Impact Erosion
When a very large impact occurs on a planet with an atmosphere, it is possible for that impact to remove a sizable portion of the atmosphere simply by the energy released in the impact. Obviously this sets an upper limit on how much gas can be removed. This upper limit is a volume of gas with potential energy equal to the impact energy of the impactor. Because the impact energy is primarily released at the ground, at least part of this volume must be very deep in the potential well of the planet.

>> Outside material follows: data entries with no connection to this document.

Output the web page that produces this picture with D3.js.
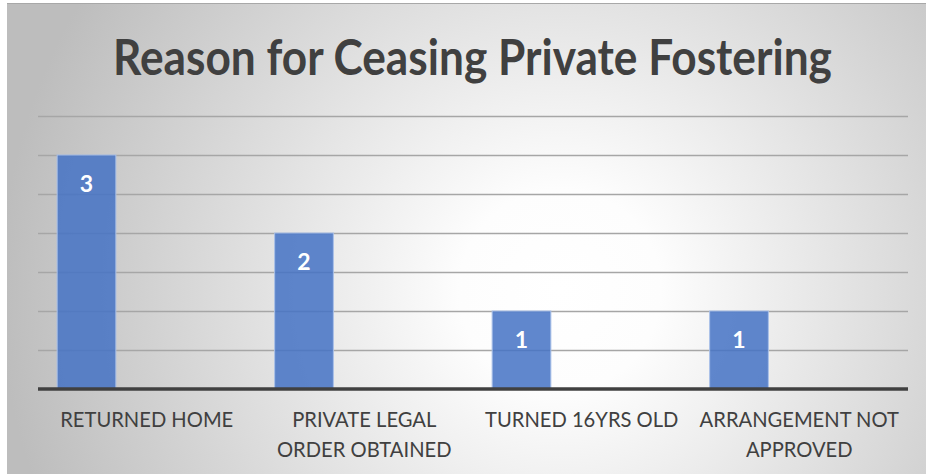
<!DOCTYPE html>
<html><head><meta charset="utf-8">
<script src="https://cdn.jsdelivr.net/npm/d3@7"></script>
<style>html,body{margin:0;padding:0;background:#fff;overflow:hidden}</style>
</head><body>
<svg id="chart" width="926" height="474"></svg>
<script>
const title = "Reason for Ceasing Private Fostering";
const categories = [["RETURNED HOME"], ["PRIVATE LEGAL", "ORDER OBTAINED"], ["TURNED 16YRS OLD"], ["ARRANGEMENT NOT", "APPROVED"]];
const values = [3, 2, 1, 1];
const gridTicks = [0.5, 1, 1.5, 2, 2.5, 3, 3.5];

const svg = d3.select("#chart");
const defs = svg.append("defs");
const grad = defs.append("radialGradient").attr("id", "bg")
  .attr("gradientUnits", "userSpaceOnUse")
  .attr("cx", 560).attr("cy", 290).attr("r", 560);
grad.append("stop").attr("offset", "0%").attr("stop-color", "#ffffff");
grad.append("stop").attr("offset", "18%").attr("stop-color", "#fdfdfd");
grad.append("stop").attr("offset", "100%").attr("stop-color", "#bdbdbd");

svg.append("rect").attr("x", 7).attr("y", 3).attr("width", 919).attr("height", 471).attr("fill", "url(#bg)");
svg.append("line").attr("x1", 7).attr("x2", 926).attr("y1", 3.5).attr("y2", 3.5).attr("stroke", "#a8a8a8").attr("stroke-width", 1);

const left = 38, right = 908, baseY = 389;
const x = d3.scaleBand().domain(categories.map((d, i) => i)).range([left, right]).padding(0);
const y = d3.scaleLinear().domain([0, 3.5]).range([baseY, 116]);

svg.append("g").selectAll("line").data(gridTicks).join("line")
  .attr("x1", left).attr("x2", right)
  .attr("y1", d => Math.round(y(d)) + 0.5).attr("y2", d => Math.round(y(d)) + 0.5)
  .attr("stroke", "#a6a6a6").attr("stroke-width", 1.3);

const bw = x.bandwidth();
const barW = bw * 0.27;
const off = bw * 0.088;
svg.append("g").selectAll("rect").data(values).join("rect")
  .attr("x", (d, i) => x(i) + off)
  .attr("y", d => y(d))
  .attr("width", barW)
  .attr("height", d => baseY - y(d))
  .attr("fill", "#4472c4").attr("fill-opacity", 0.85)
  .attr("stroke", "#a9c0e8").attr("stroke-width", 1);

svg.append("line").attr("x1", left).attr("x2", right).attr("y1", baseY).attr("y2", baseY)
  .attr("stroke", "#404040").attr("stroke-width", 3.5);

svg.append("g").selectAll("text").data(values).join("text")
  .attr("x", (d, i) => x(i) + off + barW / 2)
  .attr("y", d => y(d) + 37)
  .attr("text-anchor", "middle")
  .attr("font-family", "Lato, 'Open Sans', sans-serif")
  .attr("font-weight", "bold").attr("font-size", 23)
  .attr("fill", "#ffffff")
  .text(d => d);

const cl = svg.append("g").selectAll("text").data(categories).join("text")
  .attr("x", (d, i) => x(i) + bw / 2)
  .attr("y", 427)
  .attr("text-anchor", "middle")
  .attr("font-family", "Lato, 'Open Sans', sans-serif")
  .attr("font-size", 21)
  .attr("fill", "#404040")
  .attr("transform", (d, i) => `translate(${x(i) + bw / 2},0) scale(0.96,1) translate(${-(x(i) + bw / 2)},0)`);
cl.selectAll("tspan").data(d => d).join("tspan")
  .attr("x", function () { return this.parentNode.getAttribute("x"); })
  .attr("dy", (d, j) => j === 0 ? 0 : 30)
  .text(d => d);

const t = svg.append("text")
  .attr("x", 472.5).attr("y", 75)
  .attr("text-anchor", "middle")
  .attr("font-family", "Lato, 'Open Sans', sans-serif")
  .attr("font-weight", "bold").attr("font-size", 50)
  .attr("fill", "#404040")
  .text(title);
const tw = t.node().getComputedTextLength();
t.attr("transform", `translate(472.5,0) scale(${719 / tw},1) translate(-472.5,0)`);
</script>
</body></html>
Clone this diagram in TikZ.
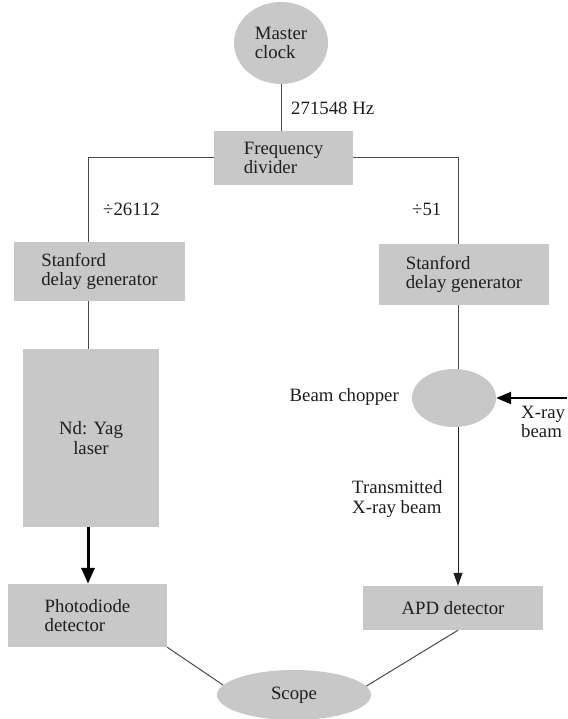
\documentclass[tikz,border=0pt]{standalone}
\usepackage{fontspec}
\setmainfont{Liberation Serif}
\usetikzlibrary{shapes.geometric,arrows.meta}
\definecolor{boxgray}{HTML}{C8C8C8}
\definecolor{linegray}{HTML}{4A4A4A}
\definecolor{txt}{HTML}{1E1E1E}
\newcommand\dfont{\fontsize{18.8}{19.5}\selectfont}
\begin{document}
\begin{tikzpicture}[x=1pt,y=-1pt,
  box/.style={rectangle, fill=boxgray, inner sep=0pt, align=left, font=\dfont, text=txt},
  oval/.style={ellipse, fill=boxgray, inner sep=0pt, align=left, font=\dfont, text=txt},
  lbl/.style={inner sep=0pt, align=left, font=\dfont, anchor=west, text=txt},
  conn/.style={draw=linegray, line width=1pt},
  heavy/.style={draw=black, line width=3pt, -{Triangle[length=16pt,width=13pt]}},
  xray/.style={draw=black, line width=2.5pt, -{Triangle[length=15pt,width=12pt]}},
  thinarrow/.style={draw=txt, line width=1pt, -{Triangle[length=13pt,width=9pt]}},
]
\useasboundingbox (0,0) rectangle (567,719);

% nodes
\node[oval, minimum width=94pt, minimum height=82pt] (clock) at (281,43) {Master\\clock};
\node[box, minimum width=139pt, minimum height=54pt] (div) at (283.5,158) {Frequency\\divider};
\node[box, minimum width=171pt, minimum height=59pt] (stan1) at (99.5,271.5) {Stanford\\delay generator};
\node[box, minimum width=170pt, minimum height=61pt] (stan2) at (464,274.5) {Stanford\\delay generator};
\node[box, minimum width=136pt, minimum height=178pt, align=center] (nd) at (91,438) {Nd: Yag\\laser};
\node[box, minimum width=159pt, minimum height=63pt] (pd) at (87.5,615.5) {Photodiode\\detector};
\node[box, minimum width=180pt, minimum height=44pt] (apd) at (453,608) {APD detector};
\node[oval, minimum width=84pt, minimum height=58pt] (chop) at (454,398) {};
\node[oval, minimum width=154pt, minimum height=50pt, align=center] (scope) at (294,695) {Scope};

% labels
\node[lbl] (hz) at (291,108) {271548 Hz};
\node[lbl] (d1) at (103,209) {÷26112};
\node[lbl] (d2) at (412,209) {÷51};
\node[lbl, anchor=east] (bc) at (399,397) {Beam chopper};
\node[lbl] (xr) at (521,422) {X-ray\\beam};
\node[lbl] (tx) at (352,499) {Transmitted\\X-ray beam};

% helper coordinates
\coordinate (lc) at (88,158);
\coordinate (rc) at (458,158);
\coordinate (xin) at (567,398);

% connectors
\draw[conn] (clock.south) -- (clock.south |- div.north);
\draw[conn] (div.west) -- (lc) -- (lc |- stan1.north);
\draw[conn] (div.east) -- (rc) -- (rc |- stan2.north);
\draw[conn] (lc |- stan1.south) -- (lc |- nd.north);
\draw[conn] (rc |- stan2.south) -- (rc |- chop.north);
\draw[heavy] (lc |- nd.south) -- (lc |- pd.north);
\draw[xray] (chop.east -| xin) -- (chop.east);
\draw[thinarrow] (rc |- chop.south) -- (rc |- apd.north);
\draw[conn] (pd.south east) -- (scope.172);
\draw[conn] (rc |- apd.south) -- (scope.7);
\end{tikzpicture}
\end{document}
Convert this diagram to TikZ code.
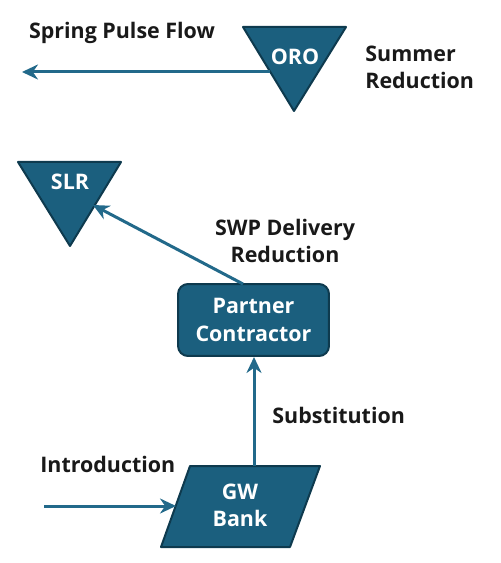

If an impactor is too small it doesn’t remove any of the atmosphere and instead its volatile content becomes part of the atmosphere. This process is described on a different page. At the other extreme is an impactor with enough energy to remove a very large fraction of the atmosphere. At this extreme another upper limit is imposed, and that limit is that the only gas above the tangent plane of the impact sight can be remove by the impact. The figure below shows this graphically.
Figure: A graphic illustration of how a large impact can remove all of the atmosphere above the tangent plane of the impact site.
From this image you can then calculate how much of the atmosphere is removed by each large impact. This image also makes it abundantly clear that a larger fraction of the upper atmosphere is removed than of the lower atmosphere.
In the model two impactor populations are considered: asteroids and comets. The impact rates for each as a function of time are adjustable parameters of the simulation. At each time step the number of impactors with sufficient energy to remove part of the atmosphere is calculated and the appropriate fraction of mass is removed from each altitude bin in the simulation.